Среди редких прохожих девушка выделила одного солдатика. С виду он ничем особым не выделялся: высокий, худощавый, узкоплечий. Поднятый ворот, фуражка с козырьком – разве что красный шарф не по уставу. Лица сверху не разглядеть, но что-то в движениях солдатика показалось Ольге знакомым. Слишком знакомым. В висках застучала кровь, щёки налились румянцем. Свешникова прикусила указательный палец. Палец пах кожей и клеем. Парень прохаживался вдоль реки взад и вперёд, внезапно останавливался, уходил решительным шагом, но всегда возвращался к крыльцу гимназии. Под мышкой он держал сверток из вощеной бумаги. Ольга прикусывала палец всё сильнее, гадая, тот ли это, о ком она подумала, а если да – её ли ждёт.

– Свешникова! Ольга! Вы почему сидите? – профессор Скрымник натянуто улыбался, в глазах его застыла грусть. – Урок закончился пять минут назад.

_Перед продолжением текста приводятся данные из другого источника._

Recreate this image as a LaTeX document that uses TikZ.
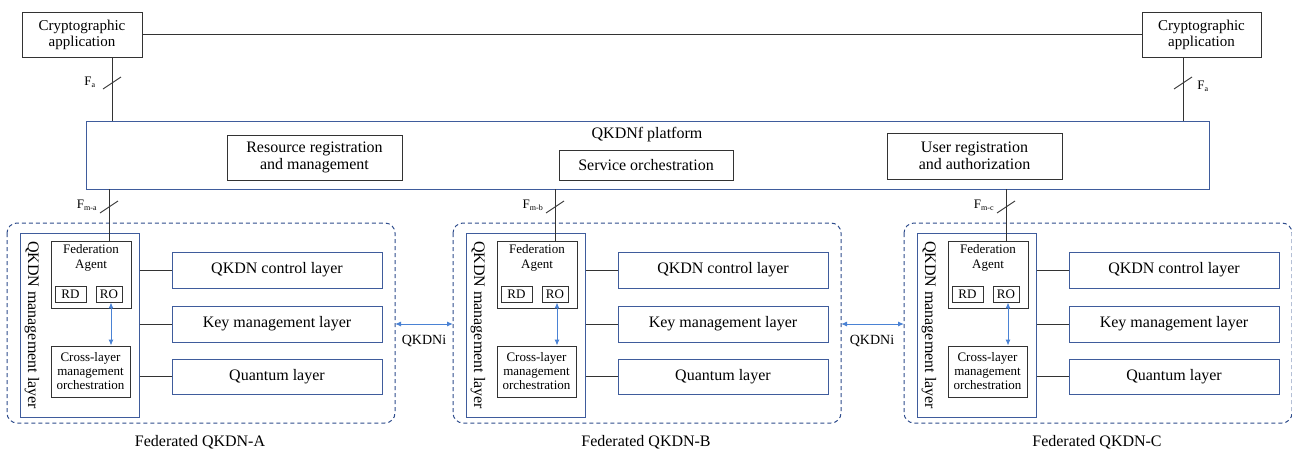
\documentclass[tikz,border=0pt]{standalone}
\usepackage{fontspec}
\setmainfont{Liberation Serif}
\usetikzlibrary{arrows.meta}
\definecolor{bxblue}{HTML}{3F5C9C}
\definecolor{dashblue}{HTML}{2E4C8C}
\definecolor{arrblue}{HTML}{4A82D4}
\definecolor{gbox}{HTML}{333333}
\tikzset{
  gbox/.style={draw=gbox,line width=0.9pt,inner sep=0pt,align=center,font=\fontsize{15}{16}\selectfont},
  bbox/.style={draw=bxblue,line width=1pt,inner sep=0pt,align=center,font=\fontsize{16}{17}\selectfont},
  sbox/.style={draw=gbox,line width=0.9pt,inner sep=0pt,align=center,font=\fontsize{13}{14}\selectfont},
  cluster/.style={draw=dashblue,line width=1pt,dash pattern=on 4pt off 3pt,rounded corners=10pt},
  conn/.style={draw=gbox,line width=0.9pt},
  barrow/.style={draw=arrblue,line width=1pt,{Latex[length=6pt,width=5pt]}-{Latex[length=6pt,width=5pt]}},
  lbl/.style={inner sep=0pt,font=\fontsize{16}{17}\selectfont},
  flbl/.style={inner sep=0pt,font=\fontsize{13}{14}\selectfont},
}
\newcommand{\Fsub}[1]{F\textsubscript{\fontsize{8}{8}\selectfont #1}}
\begin{document}
\begin{tikzpicture}[x=1pt,y=-1pt]
\useasboundingbox (0,0) rectangle (1292,453);
% top
\node[gbox,minimum width=120pt,minimum height=45pt] (ca1) at (82,34.5) {Cryptographic\\application};
\node[gbox,minimum width=119pt,minimum height=45pt] (ca2) at (1201.5,34.5) {Cryptographic\\application};
\draw[conn] (ca1.east) -- (ca2.west);
% platform
\node[draw=bxblue,line width=1pt,minimum width=1123pt,minimum height=68pt,inner sep=0pt] (plat) at (647.5,155) {};
\node[lbl] (pt) at (647,135) {QKDNf platform};
\node[gbox,font=\fontsize{16}{17}\selectfont,minimum width=175pt,minimum height=45pt] (res) at (314.5,157.5) {Resource registration\\and management};
\node[gbox,font=\fontsize{16}{17}\selectfont,minimum width=174pt,minimum height=30pt] (svc) at (646,165) {Service orchestration};
\node[gbox,font=\fontsize{16}{17}\selectfont,minimum width=175pt,minimum height=46pt] (usr) at (974.5,156) {User registration\\and authorization};
% Fa connections
\coordinate (pa1) at (112,121);
\coordinate (pa2) at (1183,121);
\draw[conn] (ca1.south -| pa1) -- (pa1);
\draw[conn] (ca2.south -| pa2) -- (pa2);
\draw[conn] (103,89) -- (121,77);
\draw[conn] (1174,89) -- (1192,77);
\node[flbl] (fa1) at (90,82) {\Fsub{a}};
\node[flbl] (fa2) at (1203,86) {\Fsub{a}};
% clusters
\foreach \dx/\nm/\sl/\fs in {0/A/a/{m-a},446/B/b/{m-b},897/C/c/{m-c}}{
  \begin{scope}[xshift=\dx]
  \draw[cluster] (7,223) rectangle (395,423);
  \node[draw=bxblue,line width=1pt,minimum width=119pt,minimum height=184pt,inner sep=0pt] (mg\nm) at (79.5,325) {};
  \node[lbl,rotate=-90] (mgt\nm) at (32,325) {QKDN management layer};
  \node[sbox,minimum width=80pt,minimum height=67pt] (fa\nm) at (91,274.5) {};
  \node[flbl,align=center,font=\fontsize{13}{14.5}\selectfont] (fat\nm) at (91,258) {Federation\\Agent};
  \node[sbox,minimum width=31pt,minimum height=16pt] (rd\nm) at (70.5,294) {RD};
  \node[sbox,minimum width=26pt,minimum height=16pt] (ro\nm) at (109,294) {RO};
  \node[sbox,minimum width=79pt,minimum height=51pt] (cr\nm) at (90.5,371.5) {Cross-layer\\management\\orchestration};
  \draw[barrow] (ro\nm.south -| 111,0) -- (cr\nm.north -| 111,0);
  \node[bbox,minimum width=210pt,minimum height=36pt] (ctl\nm) at (277,270) {QKDN control layer};
  \node[bbox,minimum width=210pt,minimum height=36pt] (km\nm) at (277,324) {Key management layer};
  \node[bbox,minimum width=210pt,minimum height=35pt] (ql\nm) at (277,376.5) {Quantum layer};
  \draw[conn] (mg\nm.east |- ctl\nm) -- (ctl\nm.west);
  \draw[conn] (mg\nm.east |- km\nm) -- (km\nm.west);
  \draw[conn] (mg\nm.east |- ql\nm) -- (ql\nm.west);
  \node[lbl] (fl\nm) at (200,442) {Federated QKDN-\nm};
  \coordinate (pm\nm) at (109,189);
  \draw[conn] (pm\nm) -- (fa\nm.north -| pm\nm);
  \draw[conn] (100,213) -- (118,201);
  \node[flbl] (fm\nm) at (87,205) {\Fsub{\fs}};
  \end{scope}
}
% QKDNi arrows
\coordinate (qa1) at (395,324);
\coordinate (qb1) at (453,324);
\coordinate (qb2) at (841,324);
\coordinate (qc2) at (904,324);
\draw[barrow] (qa1) -- (qb1);
\draw[barrow] (qb2) -- (qc2);
\node[flbl,font=\fontsize{14}{15}\selectfont] (qi1) at (424,341) {QKDNi};
\node[flbl,font=\fontsize{14}{15}\selectfont] (qi2) at (872,341) {QKDNi};
\end{tikzpicture}
\end{document}
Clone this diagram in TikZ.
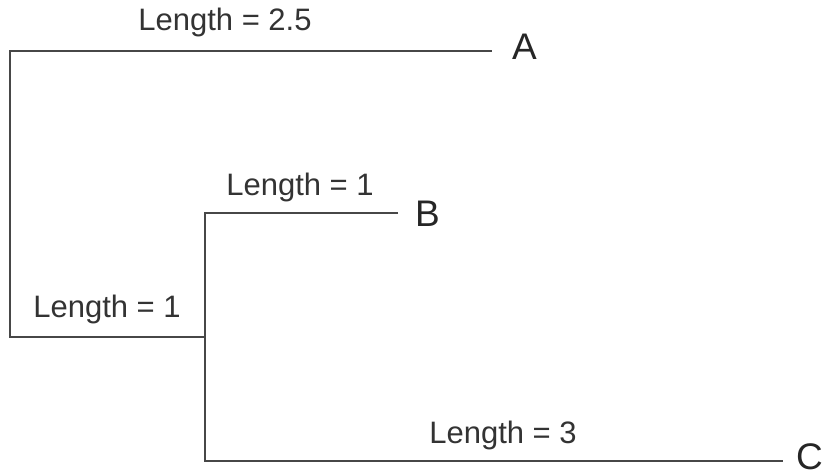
\documentclass[tikz,border=0pt]{standalone}
\usepackage{fontspec}
\setmainfont{Liberation Sans}
\begin{document}
\begin{tikzpicture}[x=1pt,y=-1pt,
  branch/.style={draw=black!72,line width=2.2pt},
  lbl/.style={inner sep=0pt,font=\fontsize{31}{34}\selectfont,text=black!80},
  leaf/.style={inner sep=0pt,font=\fontsize{37}{40}\selectfont,text=black!85}]
\useasboundingbox (0,0) rectangle (825,475);
\coordinate (r) at (10,337);
\coordinate (rt) at (10,51);
\coordinate (n) at (205,337);
\coordinate (nb) at (205,213);
\coordinate (nc) at (205,461);
\coordinate (ea) at (492,51);
\coordinate (eb) at (398,213);
\coordinate (ec) at (783,461);
\node[leaf,anchor=west] (A) at (512,47) {A};
\node[leaf,anchor=west] (B) at (415,214) {B};
\node[leaf,anchor=west] (C) at (796,457) {C};
\draw[branch] (n) -- (r) -- (rt) -- (ea);
\draw[branch] (eb) -- (nb) -- (nc) -- (ec);
\node[lbl] (la) at (225,22) {Length = 2.5};
\node[lbl] (lb) at (300,187) {Length = 1};
\node[lbl] (ln) at (107,309) {Length = 1};
\node[lbl] (lc) at (503,435) {Length = 3};
\end{tikzpicture}
\end{document}
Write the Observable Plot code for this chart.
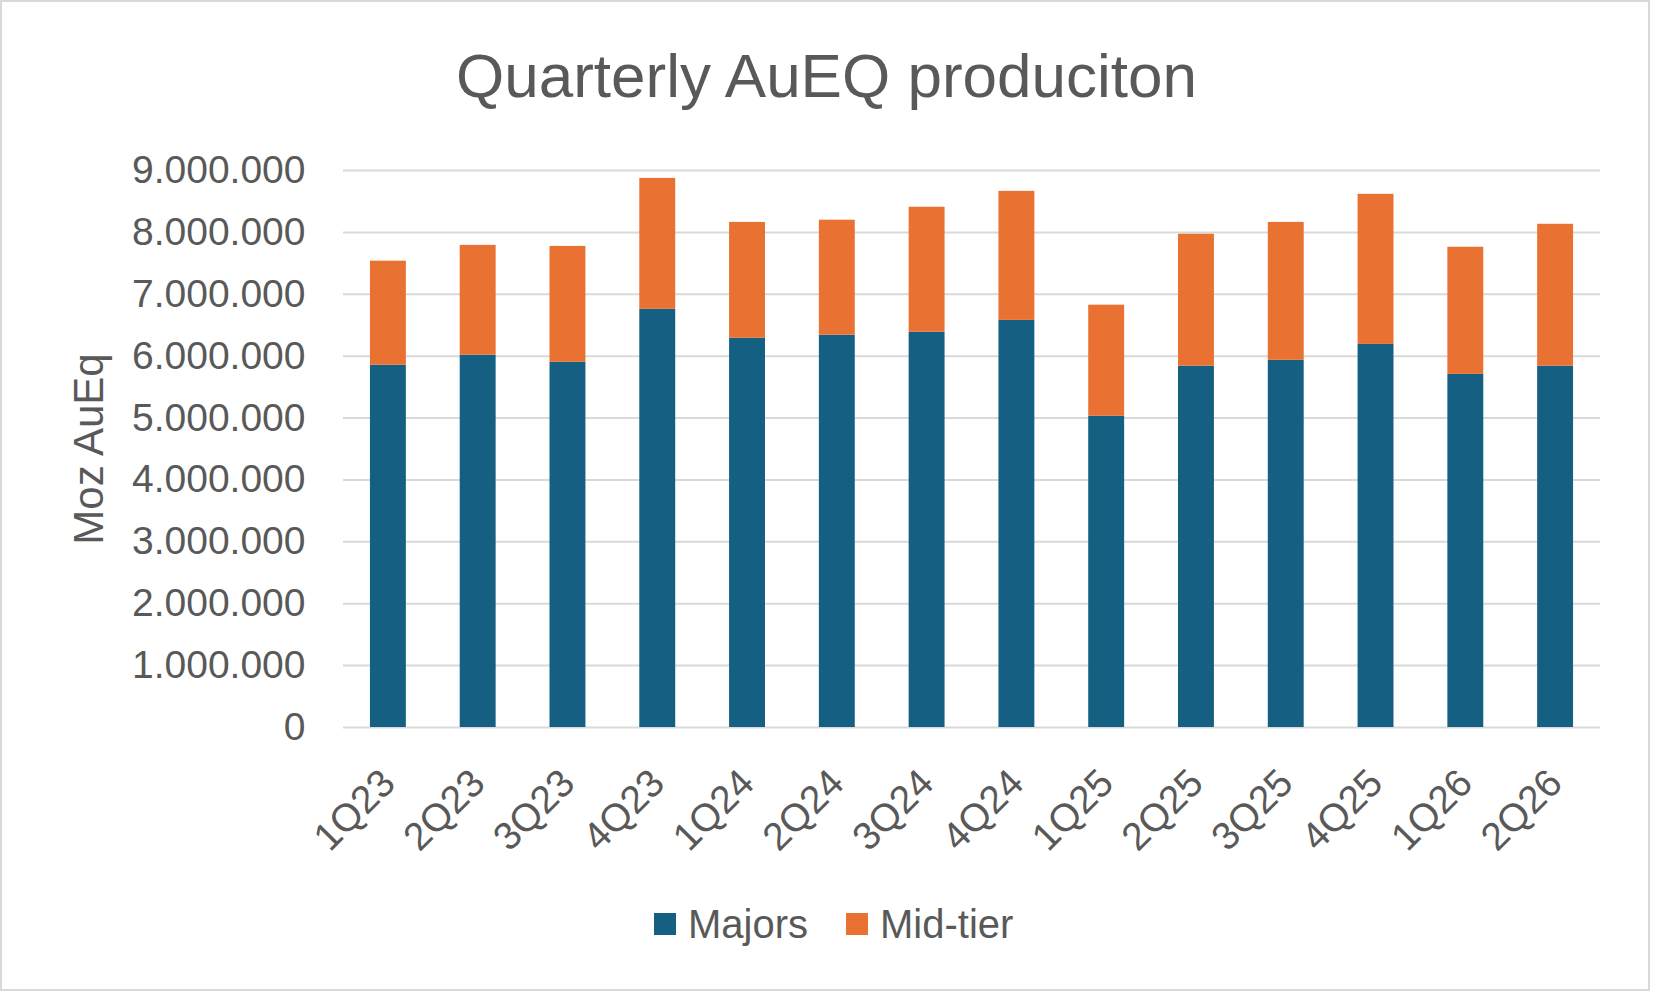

Девушка обвела взглядом пустой класс, схватила сумку и бросилась вон. Сбежала по центральной лестнице, прыгая через три ступеньки, но перед выходом остановилась, поправила светлую косу и вышла на улицу уже совершенно другая – прямая спина, скучающая улыбка.

Увидев гимназистку, солдатик отвернулся, но в ближайшем же переулке она услышала сзади его шаги. Ошибки быть не могло – Ольга знала их и ждала.

– Девушка, девушка!.. Подождите, пожалуйста! Ну, не бегите вы так! Оля… Вы меня помните? В мае, на выпускном…

Ох, этот май. Он был в другой Ольгиной жизни – далёкой и настоящей. Или далёкой и ненастоящей? Звуки вальса, шелест бархатной шторы, блеск темных глаз. Девушка остановилась, сердце стучало как швейная машинка «Зингер», на которой мама шила Ольгино бальное платье.

Мама тогда еще была жива.

* * *

Гремел вальс.

Оживлённые, смеющиеся пары кружились по залу. Мелькали белые фартучки, цокали каблучки.

Маленькая Лидочка Иванцова испугалась выстрела шутейной бомбы, и все утешали ее наперебой, а разноцветный дождь конфетти осыпал танцующих, застревая в волосах, откладываясь на воротниках.

Ольга поправила серебристую ленточку серпантина, обвившуюся вокруг шеи, проводила любопытным взглядом стайку смеющихся выпускниц. Такие красивые. И совсем взрослые! Через год и ей выпускаться, начнется другая жизнь.

Девушка еще не решила, кем хочет стать – врачом? Учительницей? Или… Она перехватила заинтересованный взгляд какого-то мальчишки и слегка покраснела. Может быть, через год она выйдет замуж. Впереди была большая прекрасная жизнь, разноцветная, как конфетти, легкая, как серпантин, пьянящая, как вальс.

– Фруктового квасу? – темноглазый выпускник протянул Ольге кружку.

– Спасибо, благодарю, – девушка сделала неловкий книксен.

Ольга не считала себя красивой – слишком высокая, слишком худая, волосы как мел – и не привыкла к мужскому вниманию.

Она протянула руку за квасом. Выпускник резко передал кружку, и на новом белом Ольгином платье начало медленно расплываться темное пятно.